TASK TO COMPLETE:
Show all lines of the listing that hold the word "this".

-*-

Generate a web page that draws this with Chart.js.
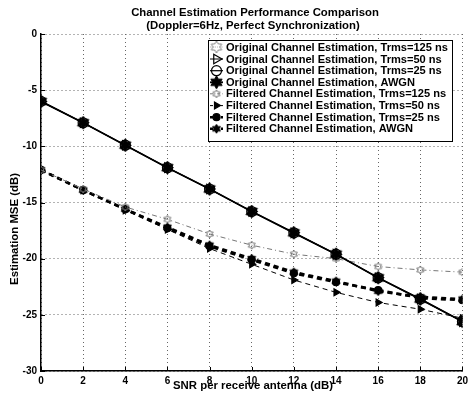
<!DOCTYPE html>
<html><head><meta charset="utf-8">
<script src="https://cdn.jsdelivr.net/npm/chart.js@4/dist/chart.umd.min.js"></script>
<style>html,body{margin:0;padding:0;background:#fff}canvas{display:block}</style>
</head><body>
<canvas id="c" width="472" height="396"></canvas>
<script>
const titleLines = ['Channel Estimation Performance Comparison', '(Doppler=6Hz, Perfect Synchronization)'];
const xAxisTitle = 'SNR per receive antenna (dB)';
const yAxisTitle = 'Estimation MSE (dB)';
const snr = [0, 2, 4, 6, 8, 10, 12, 14, 16, 18, 20];
const xTicks = [0, 2, 4, 6, 8, 10, 12, 14, 16, 18, 20];
const yTicks = [0, -5, -10, -15, -20, -25, -30];
const seriesLabels = [
  'Original Channel Estimation, Trms=125 ns',
  'Original Channel Estimation, Trms=50 ns',
  'Original Channel Estimation, Trms=25 ns',
  'Original Channel Estimation, AWGN',
  'Filtered Channel Estimation, Trms=125 ns',
  'Filtered Channel Estimation, Trms=50 ns',
  'Filtered Channel Estimation, Trms=25 ns',
  'Filtered Channel Estimation, AWGN'
];
const origT125 = [-6.0, -7.9, -9.9, -11.9, -13.8, -15.8, -17.7, -19.6, -21.7, -23.6, -25.6];
const origT50  = [-6.0, -7.9, -9.9, -11.9, -13.8, -15.8, -17.7, -19.6, -21.7, -23.6, -25.6];
const origT25  = [-6.0, -7.9, -9.9, -11.9, -13.8, -15.8, -17.7, -19.6, -21.7, -23.6, -25.6];
const origAWGN = [-6.0, -7.9, -9.9, -11.9, -13.8, -15.8, -17.7, -19.6, -21.7, -23.6, -25.6];
const filtT125 = [-12.1, -13.8, -15.4, -16.5, -17.8, -18.8, -19.6, -20.0, -20.7, -21.0, -21.2];
const filtT50  = [-12.1, -13.9, -15.7, -17.4, -19.1, -20.5, -21.9, -23.0, -23.9, -24.5, -25.3];
const filtT25  = [-12.1, -13.9, -15.6, -17.3, -18.9, -20.1, -21.3, -22.1, -22.8, -23.5, -23.7];
const filtAWGN = [-12.1, -13.9, -15.6, -17.2, -18.8, -20.0, -21.2, -22.0, -22.9, -23.4, -23.6];

const FONT = '"Liberation Sans", Arial, sans-serif';

function hexagram(r, fill, stroke) {
  const s = Math.ceil(2 * r + 4);
  const c = document.createElement('canvas');
  c.width = s; c.height = s;
  const g = c.getContext('2d');
  g.translate(s / 2, s / 2);
  g.beginPath();
  for (let i = 0; i < 12; i++) {
    const a = Math.PI / 6 * i - Math.PI / 2;
    const rr = i % 2 === 0 ? r : r * 0.58;
    g.lineTo(rr * Math.cos(a), rr * Math.sin(a));
  }
  g.closePath();
  if (fill) { g.fillStyle = fill; g.fill(); }
  if (stroke) { g.strokeStyle = stroke; g.lineWidth = 1; g.stroke(); }
  return c;
}

const styles = [
  {color: '#8a8a8a', width: 1, dash: [1, 2], point: hexagram(6, null, '#8a8a8a'), radius: 6, fill: false, rot: 0, order: 2},
  {color: '#000', width: 1, dash: [], point: 'triangle', radius: 5.5, fill: false, rot: 90, order: 1},
  {color: '#000', width: 1.2, dash: [], point: 'circle', radius: 5, fill: false, rot: 0, order: 1},
  {color: '#000', width: 1.8, dash: [], point: hexagram(6.5, '#000', '#000'), radius: 6.5, fill: true, rot: 0, order: 0},
  {color: '#777', width: 1, dash: [5, 3, 1, 3], point: hexagram(4, null, '#777'), radius: 4, fill: false, rot: 0, order: 3},
  {color: '#000', width: 1, dash: [5, 4], point: 'triangle', radius: 4, fill: true, rot: 90, order: 3},
  {color: '#000', width: 2.6, dash: [5, 4], point: 'circle', radius: 3.5, fill: true, rot: 0, order: 3},
  {color: '#000', width: 2.6, dash: [5, 4], point: hexagram(4.5, '#000', '#000'), radius: 4.5, fill: true, rot: 0, order: 3}
];
const seriesData = [origT125, origT50, origT25, origAWGN, filtT125, filtT50, filtT25, filtAWGN];

const datasets = seriesData.map((vals, i) => {
  const s = styles[i];
  return {
    label: seriesLabels[i],
    data: snr.map((x, k) => ({x: x, y: vals[k]})),
    borderColor: s.color,
    borderWidth: s.width,
    borderDash: s.dash,
    tension: 0,
    fill: false,
    pointStyle: s.point,
    pointRadius: s.radius,
    pointRotation: s.rot,
    pointBorderColor: s.color,
    pointBorderWidth: 1.2,
    pointBackgroundColor: s.fill ? s.color : 'rgba(0,0,0,0)',
    order: s.order
  };
});

function fitFont(ctx, text, target) {
  ctx.font = 'bold 10px ' + FONT;
  const w = ctx.measureText(text).width;
  return 10 * target / w;
}

const decor = {
  id: 'decor',
  afterDraw(chart) {
    const ctx = chart.ctx;
    const ca = chart.chartArea;
    const xs = chart.scales.x, ys = chart.scales.y;
    ctx.save();
    // inward tick marks
    ctx.strokeStyle = '#000'; ctx.lineWidth = 1; ctx.setLineDash([]);
    ctx.beginPath();
    xTicks.forEach(v => { const px = Math.round(xs.getPixelForValue(v)) + 0.5; ctx.moveTo(px, ca.bottom); ctx.lineTo(px, ca.bottom - 4); });
    yTicks.forEach(v => { const py = Math.round(ys.getPixelForValue(v)) + 0.5; ctx.moveTo(ca.left, py); ctx.lineTo(ca.left + 4, py); });
    ctx.stroke();
    // titles
    ctx.fillStyle = '#000';
    ctx.textAlign = 'center'; ctx.textBaseline = 'middle';
    let fs = fitFont(ctx, titleLines[0], 248);
    ctx.font = 'bold ' + fs + 'px ' + FONT;
    ctx.fillText(titleLines[0], 255, 13);
    ctx.fillText(titleLines[1], 253, 25.5);
    // axis titles
    fs = fitFont(ctx, xAxisTitle, 160);
    ctx.font = 'bold ' + fs + 'px ' + FONT;
    ctx.fillText(xAxisTitle, 253, 386);
    ctx.save();
    ctx.translate(15, 229);
    ctx.rotate(-Math.PI / 2);
    fs = fitFont(ctx, yAxisTitle, 112);
    ctx.font = 'bold ' + fs + 'px ' + FONT;
    ctx.fillText(yAxisTitle, 0, 0);
    ctx.restore();
    // legend box
    const bx = 208, by = 40, bw = 244, bh = 101;
    ctx.fillStyle = '#fff';
    ctx.fillRect(bx, by, bw, bh);
    ctx.strokeStyle = '#000'; ctx.lineWidth = 1;
    ctx.strokeRect(bx + 0.5, by + 0.5, bw, bh);
    fs = fitFont(ctx, seriesLabels[0], 222);
    const rowY = [47, 59, 70.7, 82.3, 93.8, 105.6, 117.2, 128.8];
    chart.data.datasets.forEach((ds, i) => {
      const y = rowY[i];
      const s = styles[i];
      ctx.save();
      ctx.strokeStyle = s.color; ctx.lineWidth = s.width; ctx.setLineDash(s.dash.map(d => d * 0.6));
      ctx.beginPath(); ctx.moveTo(210, y); ctx.lineTo(223, y); ctx.stroke();
      ctx.setLineDash([]);
      ctx.fillStyle = s.fill ? s.color : 'rgba(0,0,0,0)';
      ctx.strokeStyle = s.color; ctx.lineWidth = 1.2;
      Chart.helpers.drawPoint(ctx, {pointStyle: s.point, radius: s.radius, rotation: s.rot, borderWidth: 1.2}, 216.5, y);
      ctx.restore();
      ctx.fillStyle = '#000';
      ctx.textAlign = 'left'; ctx.textBaseline = 'middle';
      ctx.font = 'bold ' + fs + 'px ' + FONT;
      ctx.fillText(ds.label, 226, y + 0.5);
    });
    ctx.restore();
  }
};

new Chart(document.getElementById('c'), {
  type: 'line',
  data: {datasets: datasets},
  options: {
    responsive: false,
    animation: false,
    layout: {padding: {top: 34, right: 5, left: 0, bottom: 0}},
    plugins: {legend: {display: false}, title: {display: false}, tooltip: {enabled: false}},
    scales: {
      x: {
        type: 'linear', min: 0, max: 20,
        afterBuildTicks: sc => { sc.ticks = xTicks.map(v => ({value: v})); },
        afterFit: sc => { sc.height = 25; },
        ticks: {color: '#000', font: {family: FONT, size: 10, weight: 'bold'}, padding: 4, maxRotation: 0, autoSkip: false},
        grid: {color: '#666', lineWidth: 1, drawTicks: false},
        border: {display: true, color: '#000', width: 1.5, dash: [1, 3]}
      },
      y: {
        type: 'linear', min: -30, max: 0,
        afterBuildTicks: sc => { sc.ticks = yTicks.map(v => ({value: v})); },
        afterFit: sc => { sc.width = 41; },
        ticks: {color: '#000', font: {family: FONT, size: 10, weight: 'bold'}, padding: 4, autoSkip: false},
        grid: {color: '#666', lineWidth: 1, drawTicks: false},
        border: {display: true, color: '#000', width: 1.5, dash: [1, 3]}
      }
    }
  },
  plugins: [decor]
});
</script>
</body></html>
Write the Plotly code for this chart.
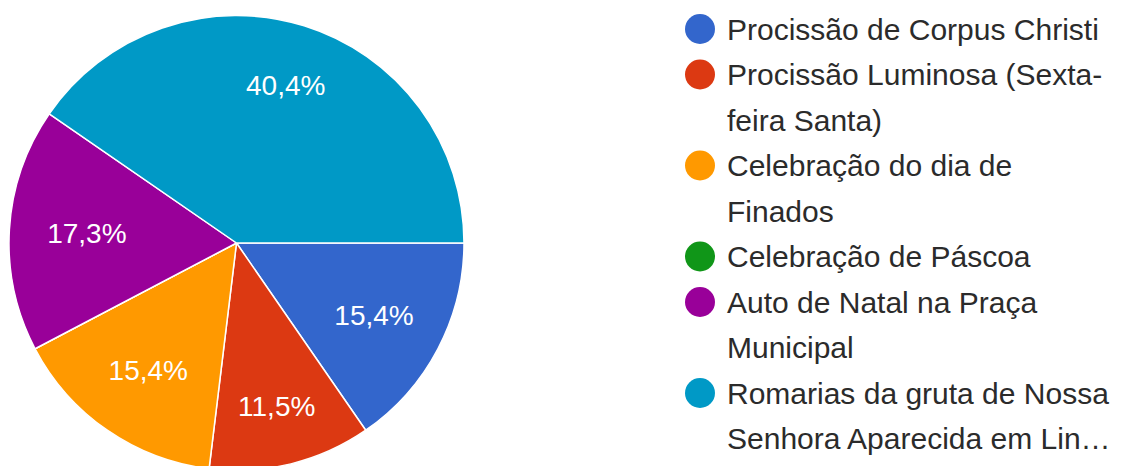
import math
import plotly.graph_objects as go

# ---- data ----
categories = [
    "Procissão de Corpus Christi",
    "Procissão Luminosa (Sexta-feira Santa)",
    "Celebração do dia de Finados",
    "Celebração de Páscoa",
    "Auto de Natal na Praça Municipal",
    "Romarias da gruta de Nossa Senhora Aparecida em Lin…",
]
counts = [8, 6, 8, 0, 9, 21]
legend_lines = [
    ["Procissão de Corpus Christi"],
    ["Procissão Luminosa (Sexta-", "feira Santa)"],
    ["Celebração do dia de", "Finados"],
    ["Celebração de Páscoa"],
    ["Auto de Natal na Praça", "Municipal"],
    ["Romarias da gruta de Nossa", "Senhora Aparecida em Lin…"],
]
colors = ["#3366CC", "#DC3912", "#FF9900", "#109618", "#990099", "#0099C6"]

W, H = 1121, 470
FONT = "Liberation Sans, Arial, sans-serif"

# pie geometry (figure pixels)
PCX, PCY, PR = 228.5, 235.0, 227.5

total = sum(counts)
big = counts.index(max(counts))
textpos = ["none" if (i == big or c == 0) else "inside" for i, c in enumerate(counts)]

fig = go.Figure()
fig.add_trace(go.Pie(
    labels=categories,
    values=counts,
    sort=False,
    direction="clockwise",
    rotation=90,
    marker=dict(colors=colors, line=dict(color="white", width=1.5)),
    texttemplate="%{percent:.1%}",
    textposition=textpos,
    insidetextorientation="horizontal",
    textfont=dict(family=FONT, size=28, color="white"),
    showlegend=False,
    domain=dict(x=[(PCX - PR) / W, (PCX + PR) / W],
                y=[1 - (PCY + PR) / H, 1 - (PCY - PR) / H]),
    hoverinfo="label+percent",
))

annotations = []
# label of the largest slice, placed along its mid-angle (Google-charts style)
start = sum(counts[:big]) / total * 360.0
mid = math.radians(start + counts[big] / total * 180.0)  # clockwise from 3 o'clock
lx = PCX + 0.725 * PR * math.cos(mid)
ly = PCY + 0.725 * PR * math.sin(mid)
annotations.append(dict(
    text=f"{counts[big] / total * 100:.1f}%".replace(".", ","),
    xref="paper", yref="paper", x=lx / W, y=1 - ly / H,
    xanchor="center", yanchor="middle", showarrow=False,
    font=dict(family=FONT, size=28, color="white"),
))

# ---- manual legend (circle markers + wrapped text) ----
shapes = []
cx, r = 692, 15
text_x = 717
y0, pitch = 21, 45.5
row = 0
for color, lines in zip(colors, legend_lines):
    cy = y0 + pitch * row
    shapes.append(dict(
        type="circle", xref="paper", yref="paper",
        x0=(cx - r) / W, x1=(cx + r) / W,
        y0=1 - (cy + r) / H, y1=1 - (cy - r) / H,
        fillcolor=color, line=dict(width=0),
    ))
    for line in lines:
        ty = y0 + pitch * row
        annotations.append(dict(
            text=line, xref="paper", yref="paper",
            x=text_x / W, y=1 - ty / H,
            xanchor="left", yanchor="middle", showarrow=False,
            font=dict(family=FONT, size=30, color="#2b2b2b"),
        ))
        row += 1

fig.update_layout(
    width=W, height=H,
    margin=dict(l=0, r=0, t=0, b=0),
    paper_bgcolor="white",
    plot_bgcolor="white",
    separators=",.",
    shapes=shapes,
    annotations=annotations,
    showlegend=False,
)

fig.write_html("out.html")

-*-

TASK RESULT:
Generate a web page that draws this with Chart.js.
Write the Plotly code for this chart.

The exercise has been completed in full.